While there are no objective benchmarks (such as the SPEC benchmarks for measuring server performance) to help evaluate FalconStor's test, the company's performance numbers seem very impressive, particularly when one considers that 1 TB/hour backups were state of the art not that many years ago. So what does this all mean for the VTL market with data deduplication? First, we believe FalconStor deserves credit for being willing to step forward publicly and make performance claims (although at least one other vendor also makes performance claims related to its deduplication solutions).

This can be of particular value to businesses attempting to quantify the technical and economic value of deduplication. However, it may also signal the beginning of another "SPEC benchmark" war. Although those benchmarks eventually became a formal, well-recognized process, no recognized process exists for the effect of data deduplication on backup and restore so some vendors may consider FalconStor's test as an explicit challenge. How will they respond?

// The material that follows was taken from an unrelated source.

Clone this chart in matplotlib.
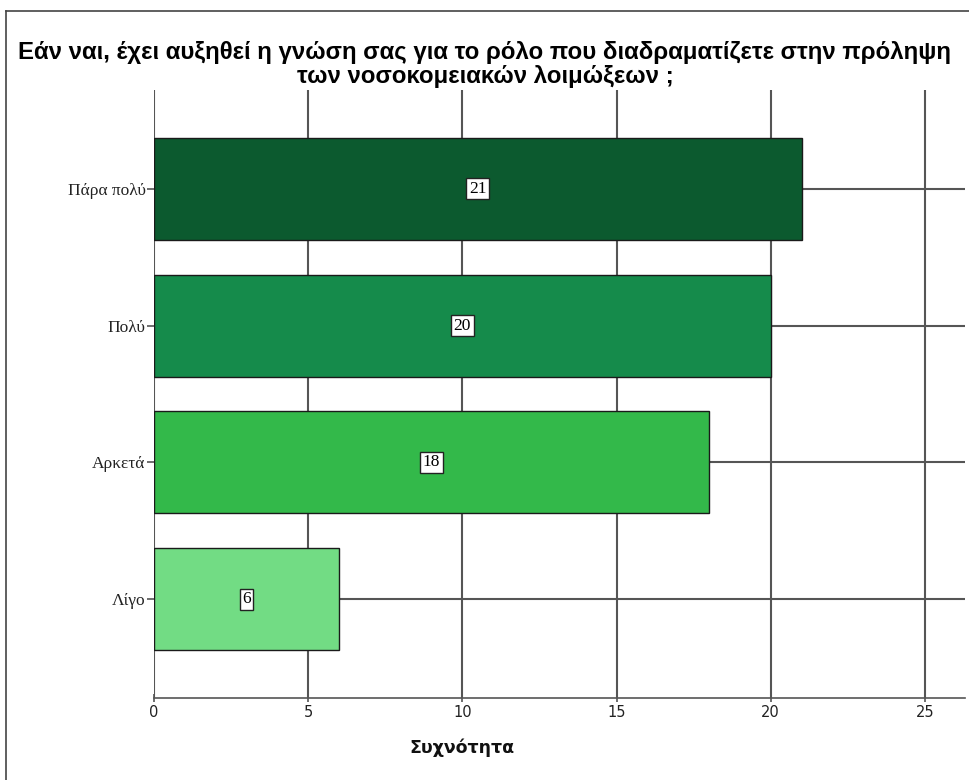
import matplotlib
matplotlib.use("Agg")
import matplotlib.pyplot as plt
from matplotlib.lines import Line2D

categories = ["Λίγο", "Αρκετά", "Πολύ", "Πάρα πολύ"]
counts = [6, 18, 20, 21]
bar_colors = ["#72dc84", "#33b94a", "#158b4b", "#0c5a2f"]
x_ticks = [0, 5, 10, 15, 20, 25]

title_lines = ["Εάν ναι, έχει αυξηθεί η γνώση σας για το ρόλο που διαδραματίζετε στην πρόληψη",
               "των νοσοκομειακών λοιμώξεων ;"]
x_label = "Συχνότητα"

W, H = 970, 780
fig = plt.figure(figsize=(W / 100, H / 100), dpi=100)

# axes box in pixel coordinates: left 154, right 965, top 90, bottom 698
ax = fig.add_axes([154 / W, 1 - 698 / H, (965 - 154) / W, (698 - 90) / H])

positions = list(range(len(categories)))
grid_color = "#555555"

# horizontal lines through each category, drawn behind bars
for p in positions:
    ax.plot([0, 26.3], [p, p], color=grid_color, lw=1.5, zorder=1, solid_capstyle="butt")
# vertical grid lines at each tick
for t in x_ticks:
    ax.plot([t, t], [-0.72, 3.72], color=grid_color, lw=1.5, zorder=1, solid_capstyle="butt")

ax.barh(positions, counts, height=0.745, color=bar_colors, edgecolor="#1a1a1a",
        linewidth=1.0, zorder=2)

for p, v in zip(positions, counts):
    ax.text(v / 2, p, str(v), ha="center", va="center", fontsize=12.5,
            family="Liberation Serif", zorder=4,
            bbox=dict(boxstyle="square,pad=0.15", fc="white", ec="#222222", lw=1.0))

ax.set_xlim(0, 26.3)
ax.set_ylim(-0.72, 3.72)
ax.set_xticks(x_ticks)
ax.set_xticklabels([str(t) for t in x_ticks], family="DejaVu Sans", fontsize=10.5,
                   color="#222222")
ax.set_yticks(positions)
ax.set_yticklabels(categories, family="Liberation Serif", fontsize=12.5, color="#222222")
ax.tick_params(axis="x", length=6, width=1.2, color=grid_color, pad=2, direction="inout")
ax.tick_params(axis="y", length=5, width=1.2, color=grid_color, pad=1)

for s in ["top", "right", "left"]:
    ax.spines[s].set_visible(False)
ax.spines["bottom"].set_color(grid_color)
ax.spines["bottom"].set_linewidth(1.2)
ax.set_facecolor("none")

for y_px, line in zip([53, 76], title_lines):
    fig.text(485 / W, 1 - y_px / H, line, ha="center", va="center", fontsize=17.3,
             fontweight="bold", family="Liberation Sans")
fig.text(462 / W, 1 - 748 / H, x_label, ha="center", va="center", fontsize=12.5,
         fontweight="bold", family="DejaVu Sans", color="#111111")

# frame edges along the top and left of the figure
fig.add_artist(Line2D([6 / W, 1], [1 - 11 / H, 1 - 11 / H], transform=fig.transFigure,
                      color="#444444", lw=1.2))
fig.add_artist(Line2D([6 / W, 6 / W], [0, 1 - 11 / H], transform=fig.transFigure,
                      color="#444444", lw=1.2))

fig.savefig("out.png", dpi=100)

They might: 1) claim that performance doesn't matter, 2) claim that the test was not comparable to what a real configuration would require, 3) ignore it entirely, or 4) claim that their performance is good enough, equal, or superior to FalconStor's.

How should existing or prospective deduplication customers evaluate those responses? To say that performance doesn't matter flies in the face of the evidence. To ignore it gives FalconStor a competitive advantage in seeking business. To fault the test procedures is a common tactic (with SPEC tests, special configurations that were unrealistic in the real world were sometime used). Nothing from a prima facie basis would suggest that FalconStor did anything out of the ordinary.

So what is really left for competitors is to create and perform similar analyses of their own products and present the data in ways that best represents their case. And that debate process can only be good for the industry and customers. Thanks FalconStor!